Training Tomorrow’s Agri-experts in Sudan

Published Date
April 12, 2023
Published by
ICARDA Communication Team
32 trainees attended the workshop
32 trainees attended the workshop

5th of March 2023- Wad Madani, Gezira Station, Sudan

CGIAR and Sudan’s Agricultural Research Coorportation (ARC) conducted a capacity development session on good agronomic practices and participatory research for sustainable intensification as part of CGIAR’s Fragility to Resilience (F2R)-CWANA Initiative. Thirty-two trainees from ARC, the University of Gezira, and FAO attended the session representing different disciplines vital to building climate resilience in farmers’ food production approaches, such as soil, water, agronomy, and climate-smart crop breeding (wheat, groundnut, sorghum, cotton).

In Sudan, agriculture contributes 38% of the total GDP, 70% of the labor force, 80% of the non-oil export, and 80% of the population depends on agriculture for their livelihoods. The research program in the country has been organized in four thematic areas: sustainable crop production, natural resources management, agricultural socioeconomic, and policy analysis, and knowledge management and up-scaling.

Prof. Abdelmoneim Taha
The training session was inaugurated and closed by the Director General of ARC, Prof. Abdelmoneim Taha Ahmed, who pointed out the necessity of practical and relevant training to strengthen the skillset of young ARC scientists. The training gave the scientists a wide range of cutting-edge techniques that update key approaches such as ‘good agronomic practices, genotypes, environment management, participatory research data collection and analysis, the minimum dataset for conducting agronomic research, and multi-criteria-trade-off analysis.

The training presented the latest and free statistical data analysis software that helps better inform scientists of the progress and impact of their research. The session was facilitated by Dr. Amani Idris (F2R-CWANA Sudan Focal person for Agronomic activities) and Dr. Hala Mohamed Mustafa Elamein. The session was led by Dr. Krishna Devkota (Manager, Sustainable Intensification Work package of F2R-CWANA).  The session also featured presentations on topics that are important for the countries of the attending scientists, such as best agronomic practices for wheat, cotton, sorghum, and groundnut and scale-appropriate machinery, sustainable water management, and sustainable soil management required for sustainable intensification.

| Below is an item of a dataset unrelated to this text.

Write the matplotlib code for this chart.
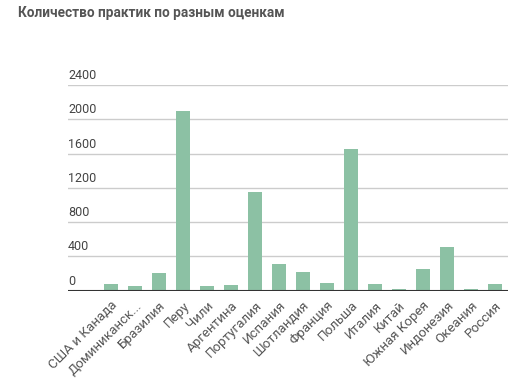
import matplotlib.pyplot as plt

# данные
countries = ['США и Канада', 'Доминиканск...', 'Бразилия', 'Перу', 'Чили',
             'Аргентина', 'Португалия', 'Испания', 'Шотландия', 'Франция',
             'Польша', 'Италия', 'Китай', 'Южная Корея', 'Индонезия',
             'Океания', 'Россия']
practices = [72, 50, 205, 2100, 50, 62, 1150, 310, 215, 86,
             1655, 74, 22, 250, 505, 22, 74]
y_ticks = [0, 400, 800, 1200, 1600, 2000, 2400]

plt.rcParams['font.family'] = ['Roboto', 'DejaVu Sans']

fig = plt.figure(figsize=(5.27, 3.79), dpi=100)
ax = fig.add_axes([68 / 527, 1 - 290.5 / 379, 440 / 527, 205.5 / 379])

x = list(range(len(countries)))
ax.bar(x, practices, width=0.58, color='#8cc1a4', zorder=2)

for t in y_ticks:
    if t > 0:
        ax.axhline(t, color='#cccccc', linewidth=1, zorder=1)
    ax.text(0.0, t + 35, str(t), transform=ax.get_yaxis_transform(),
            ha='left', va='bottom', fontsize=9, color='#444444')
ax.axhline(0, color='#333333', linewidth=1.5, zorder=3)

ax.set_xlim(-1.79, 16.54)
ax.set_ylim(0, 2400)
ax.set_yticks([])
ax.set_xticks(x)
ax.set_xticklabels(countries, rotation=45, ha='right', rotation_mode='anchor',
                   fontsize=9.6, color='#555555')
ax.tick_params(axis='x', length=0, pad=6)
for s in ax.spines.values():
    s.set_visible(False)

fig.text(18 / 527, 1 - 13 / 379, 'Количество практик по разным оценкам',
         fontsize=9.8, fontweight='bold', color='#555555', va='center', ha='left')

fig.savefig('out.png', dpi=100)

The training also presented a comprehensive outlook on the country’s research priorities by bundling agronomic practices. Such trainings at different levels throughout the value chain, including extensionists, university professors, students, private sector input suppliers, leaders, commercial farmers, farmer co-operatives, and individual farmers' is necessary to realize the impact in food production and marketing at scale.